The new buses would comply with the Americans with Disabilities Act requiring all public areas and transportation to be accessible to the disabled in seven years.
“Now, disabled (persons) are able to ride with every other human being who rides the buses,” said Todd Allen, mass transit executive director.
The five year budget planned by Rick Schaschwary, SAMTB financial adviser, includes gradual fee increases from the current $2.98 per credit hour to an estimated $4.55 per credit hour in 1995.
The largest jump in fees will be next year where Schaschwary recommended $3.54 per credit hour, or $42.48 per semester for a full-time student with 12 or more hours.
Full-time students paid $35.76 for bus service this semester.
The exact rules that the ADA will give to buses will not be clear until they are made public in July, but board members decided to be safe rather than sorry with fully equipped buses.

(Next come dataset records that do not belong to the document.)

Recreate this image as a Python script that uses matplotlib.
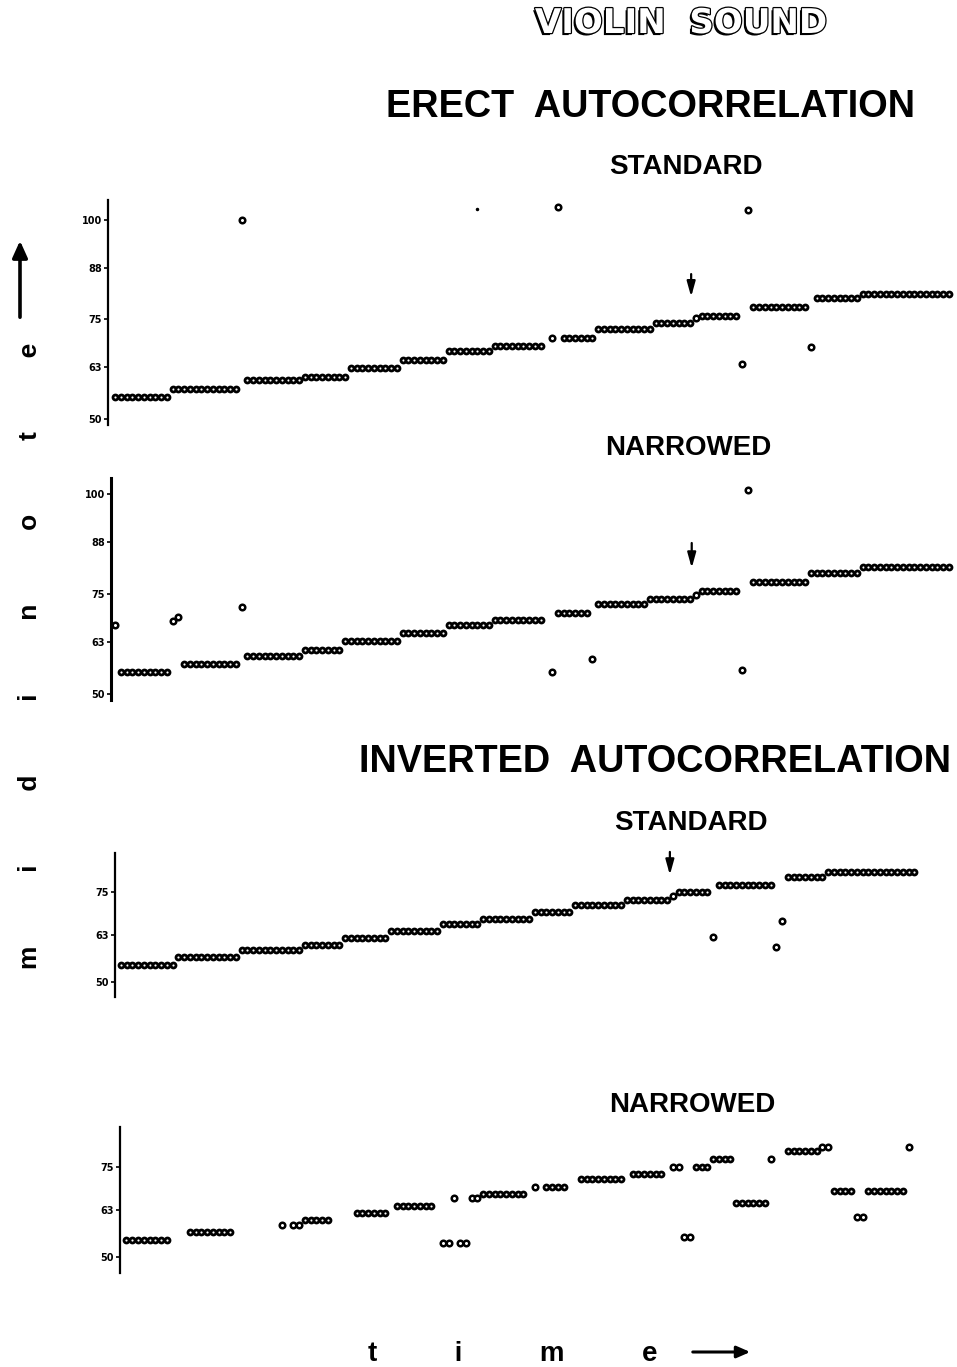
import matplotlib
matplotlib.use("Agg")
import matplotlib.pyplot as plt
import matplotlib.patheffects as pe
import numpy as np

W, H = 957, 1367

# ---- erect autocorrelation, standard (runs of frames on one note + stray frames)
es_start = [0, 10, 23, 33, 41, 50, 58, 66, 78, 84, 94, 102, 111, 122, 130]
es_end = [9, 21, 32, 40, 49, 57, 65, 74, 83, 93, 100, 108, 120, 129, 145]
es_note = [55.5, 57.5, 59.8, 60.6, 62.8, 64.8, 67.1, 68.3, 70.4, 72.6, 74.1, 75.9, 78.1, 80.4, 81.4]
es_pt_t = [22, 76, 77, 101, 109, 110, 121]
es_pt_note = [100.0, 70.4, 103.3, 75.4, 63.8, 102.5, 68.1]

# ---- erect autocorrelation, narrowed
en_start = [1, 12, 23, 33, 40, 50, 58, 66, 77, 84, 93, 102, 111, 121, 130]
en_end = [9, 21, 32, 39, 49, 57, 65, 74, 82, 92, 100, 108, 120, 129, 145]
en_note = [55.5, 57.5, 59.5, 61.0, 63.25, 65.25, 67.25, 68.5, 70.25, 72.5, 73.75, 75.75, 78.0, 80.25, 81.75]
en_pt_t = [0, 10, 11, 22, 76, 83, 101, 109, 110]
en_pt_note = [67.25, 68.25, 69.25, 71.75, 55.5, 58.75, 74.75, 56.0, 101.0]

# ---- inverted autocorrelation, standard
is_start = [1, 11, 22, 33, 40, 48, 57, 64, 73, 80, 89, 98, 105, 117, 124]
is_end = [10, 21, 32, 39, 47, 56, 63, 72, 79, 88, 96, 103, 114, 123, 139]
is_note = [54.7, 56.9, 58.9, 60.3, 62.2, 64.2, 66.1, 67.5, 69.4, 71.4, 72.8, 75.0, 76.9, 79.2, 80.6]
is_pt_t = [97, 104, 115, 116]
is_pt_note = [73.9, 62.5, 59.7, 66.9]

# ---- inverted autocorrelation, narrowed
in_start = [2, 13, 33, 42, 49, 64, 75, 81, 90, 101, 104, 108, 117, 125, 131]
in_end = [9, 20, 37, 47, 55, 71, 78, 88, 95, 103, 107, 113, 122, 128, 137]
in_note = [54.7, 56.9, 60.3, 62.2, 64.2, 67.5, 69.4, 71.7, 73.1, 75.0, 77.2, 65.0, 79.4, 68.3, 68.3]
in_pt_t = [29, 31, 32, 57, 58, 59, 60, 61, 62, 63, 73, 97, 98, 99, 100, 114, 123, 124, 129, 130, 138]
in_pt_note = [58.9, 58.9, 58.9, 53.9, 53.9, 66.4, 53.9, 53.9, 66.4, 66.4, 69.4, 75.0, 75.0, 55.6, 55.6,
              77.2, 80.6, 80.6, 61.1, 61.1, 80.6]

ticks_erect = [50, 63, 75, 88, 100]
ticks_inv = [50, 63, 75]


def runs_to_points(start, end, note):
    t = np.concatenate([np.arange(s, e + 1) for s, e in zip(start, end)])
    v = np.concatenate([np.full(e - s + 1, n) for s, e, n in zip(start, end, note)])
    return t, v


def px_axes(fig, l, t, r, b):
    return fig.add_axes([l / W, 1 - b / H, (r - l) / W, (b - t) / H])


def panel(fig, box, ylim, ticks, start, end, note, pt_t, pt_note, arrow=None, spine_w=1.6):
    ax = px_axes(fig, *box)
    t, v = runs_to_points(start, end, note)
    ax.plot(t, v, ls="none", marker="o", ms=3.6, mfc="white", mec="black", mew=2.0)
    ax.plot(pt_t, pt_note, ls="none", marker="o", ms=4.0, mfc="white", mec="black", mew=1.8)
    ax.set_xlim((box[0] - 115) / 5.75, (W - 115) / 5.75)
    ax.set_ylim(*ylim)
    for s in ["top", "right", "bottom"]:
        ax.spines[s].set_visible(False)
    ax.spines["left"].set_linewidth(spine_w)
    ax.set_xticks([])
    ax.set_yticks(ticks)
    ax.set_yticklabels([str(k) for k in ticks], fontsize=7, fontweight="bold")
    ax.tick_params(axis="y", length=3, width=1.2, pad=1.5)
    ax.patch.set_alpha(0)
    if arrow is not None:
        x, y0, y1 = arrow
        ax.annotate("", xy=(x, y1), xytext=(x, y0),
                    arrowprops=dict(arrowstyle="-|>,head_length=0.9,head_width=0.25",
                                    color="black", lw=1.6, shrinkA=0, shrinkB=0))
    return ax


fig = plt.figure(figsize=(W / 100, H / 100), dpi=100)

ax1 = panel(fig, (108, 200, W, 425), (48.5, 105.0), ticks_erect,
            es_start, es_end, es_note, es_pt_t, es_pt_note, arrow=(100.2, 86.4, 80.7))
ax1.plot([63], [102.8], ls="none", marker="o", ms=1.5, color="black")  # speck

panel(fig, (111, 478, W, 700), (48.5, 104.0), ticks_erect,
      en_start, en_end, en_note, en_pt_t, en_pt_note, arrow=(100.3, 87.75, 81.5), spine_w=2.2)
panel(fig, (115, 853, W, 997), (45.8, 85.8), ticks_inv,
      is_start, is_end, is_note, is_pt_t, is_pt_note, arrow=(96.5, 86.1, 79.7))
panel(fig, (120, 1127, W, 1273), (45.6, 86.1), ticks_inv,
      in_start, in_end, in_note, in_pt_t, in_pt_note)


def ftext(x, y, s, **kw):
    return fig.text(x / W, 1 - y / H, s, **kw)


# headline in hollow shadowed letters
ftext(681, 33, "VIOLIN  SOUND", fontsize=24.5, fontweight="bold", family="DejaVu Sans",
      color="white", ha="center", va="baseline",
      path_effects=[pe.SimplePatchShadow(offset=(-1.5, -1.5), shadow_rgbFace="black", alpha=1),
                    pe.Stroke(linewidth=1.8, foreground="black"), pe.Normal()])

big = dict(fontsize=27.3, fontweight="bold", family="Liberation Sans", ha="center", va="baseline")
sub = dict(fontsize=20, fontweight="bold", family="Liberation Sans", ha="center", va="baseline")
ftext(650, 117, "ERECT  AUTOCORRELATION", **big)
ftext(686, 174, "STANDARD", **sub)
ftext(688, 455, "NARROWED", **sub)
ftext(655, 772, "INVERTED  AUTOCORRELATION", **big)
ftext(691, 830, "STANDARD", **sub)
ftext(692, 1112, "NARROWED", **sub)

gap = " " * 10
ftext(368, 1367, gap.join("time"), fontsize=20, fontweight="bold", family="Liberation Sans",
      ha="left", va="bottom")
ftext(30, 656, gap.join("midinote"), fontsize=19, fontweight="bold", family="Liberation Sans",
      ha="center", va="center", rotation=90)

fig.add_artist(matplotlib.patches.FancyArrowPatch(
    (690 / W, 1 - 1352 / H), (753 / W, 1 - 1352 / H), transform=fig.transFigure,
    arrowstyle="-|>,head_length=8,head_width=3.5", color="black", lw=2.2))
fig.add_artist(matplotlib.patches.FancyArrowPatch(
    (20 / W, 1 - 320 / H), (20 / W, 1 - 238 / H), transform=fig.transFigure,
    arrowstyle="-|>,head_length=10,head_width=4.5", color="black", lw=2.6))

fig.savefig("out.png", dpi=100)
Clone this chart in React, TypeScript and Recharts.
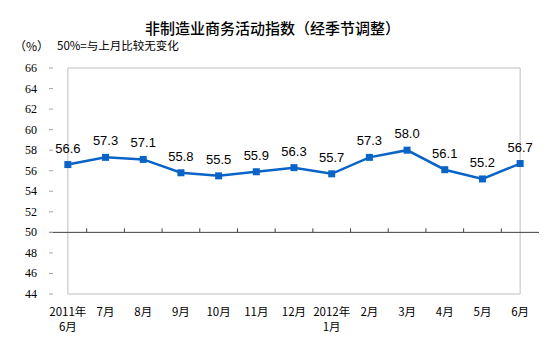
import React from 'react';
import { LineChart, Line, XAxis, YAxis, ReferenceLine, ReferenceArea, LabelList } from 'recharts';

const months = ['2011年\n6月', '7月', '8月', '9月', '10月', '11月', '12月', '2012年\n1月', '2月', '3月', '4月', '5月', '6月'];
const values = [56.6, 57.3, 57.1, 55.8, 55.5, 55.9, 56.3, 55.7, 57.3, 58.0, 56.1, 55.2, 56.7];
const yTicks = [44, 46, 48, 50, 52, 54, 56, 58, 60, 62, 64, 66];

const data = months.map((m, i) => ({ month: m, value: values[i] }));

const W = 557;
const H = 362;
const M = { top: 68, right: 18, bottom: 28, left: 9 };
const Y_AXIS_W = 40;
const X_AXIS_H = 40;
const PLOT_W = W - M.left - M.right - Y_AXIS_W;
const PLOT_H = H - M.top - M.bottom - X_AXIS_H;
const Y_MIN = 44;
const Y_MAX = 66;
const BASE = 50;
const BLUE = '#0A64C8';

const y50 = M.top + ((Y_MAX - BASE) / (Y_MAX - Y_MIN)) * PLOT_H;
const band = PLOT_W / months.length;

const YTick = (props: any) => {
  const { x, y, payload } = props;
  return (
    <g>
      <line x1={x} y1={y} x2={x + 4} y2={y} stroke="#A6A6A6" />
      <text x={x - 12} y={y + 4} textAnchor="end" fontSize={12} fontFamily="Liberation Serif" fill="#000">
        {payload.value}
      </text>
    </g>
  );
};

const XTick = (props: any) => {
  const { x, y, payload, index } = props;
  const lines = String(payload.value).split('\n');
  return (
    <g>
      {index > 0 && <line x1={x - band / 2} y1={y50} x2={x - band / 2} y2={y50 - 4} stroke="#404040" />}
      {lines.map((t, i) => (
        <text key={i} x={x} y={y + 22 + i * 15} textAnchor="middle" fontSize={11.5} fontFamily="'Noto Sans CJK SC'" fill="#000">
          {t}
        </text>
      ))}
    </g>
  );
};

const Dot = (props: any) => {
  const { cx, cy } = props;
  return <rect x={cx - 3.5} y={cy - 3.5} width={7} height={7} fill={BLUE} />;
};

export default function App() {
  return (
    <div style={{ position: 'absolute', left: 0, top: 0, width: W, height: H, background: '#fff' }}>
      <div style={{ position: 'absolute', left: 0, width: W - 12, top: 17, textAlign: 'center', fontSize: 15, fontWeight: 500, fontFamily: "'Noto Sans CJK SC'", color: '#000' }}>
        非制造业商务活动指数（经季节调整）
      </div>
      <div style={{ position: 'absolute', left: 14, top: 37, fontSize: 12, fontFamily: "'Noto Sans CJK SC'", color: '#000' }}>
        （%）
      </div>
      <div style={{ position: 'absolute', left: 57, top: 37, fontSize: 11.5, fontFamily: "'Noto Sans CJK SC'", color: '#000' }}>
        50%=与上月比较无变化
      </div>
      <div style={{ position: 'absolute', left: 0, top: 0 }}>
        <LineChart width={W} height={H} data={data} margin={M}>
          <ReferenceArea y1={Y_MIN} y2={Y_MAX} fill="none" stroke="#BFBFBF" ifOverflow="visible" />
          <ReferenceLine y={BASE} stroke="#404040" />
          <XAxis
            dataKey="month"
            height={X_AXIS_H}
            axisLine={false}
            tickLine={false}
            tickSize={0}
            tickMargin={0}
            interval={0}
            padding={{ left: band / 2, right: band / 2 }}
            tick={<XTick />}
          />
          <YAxis
            domain={[Y_MIN, Y_MAX]}
            ticks={yTicks}
            width={Y_AXIS_W}
            axisLine={false}
            tickLine={false}
            tickSize={0}
            tickMargin={0}
            interval={0}
            tick={<YTick />}
          />
          <Line
            dataKey="value"
            stroke={BLUE}
            strokeWidth={2.5}
            dot={<Dot />}
            activeDot={false}
            isAnimationActive={false}
          >
            <LabelList dataKey="value" position="top" offset={12} fontSize={13} fontFamily="Liberation Sans" fill="#000" formatter={(v: any) => Number(v).toFixed(1)} />
          </Line>
        </LineChart>
      </div>
    </div>
  );
}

“Regardless of what they (ADA officials) come down with, you know we are covered the whole nine yards,” Schaschwary said.
Board members also decided buying new buses would be cheaper than buying more expensive buses in the future. Furthermore, a new fleet would replace Huskie buses as they near their 20-year-old life expectancy.
Schaschwary said the $3.54 per credit hour fee for next year will have to be approved by NIU’s Presidential Fee Study Committee and the Board of Regents before the raise is official.
He said the fee committee has been open to a justified fee increase. “But to say what their feelings are, I don’t know,” Schaschwary said. “They could swing either way until the last minute.”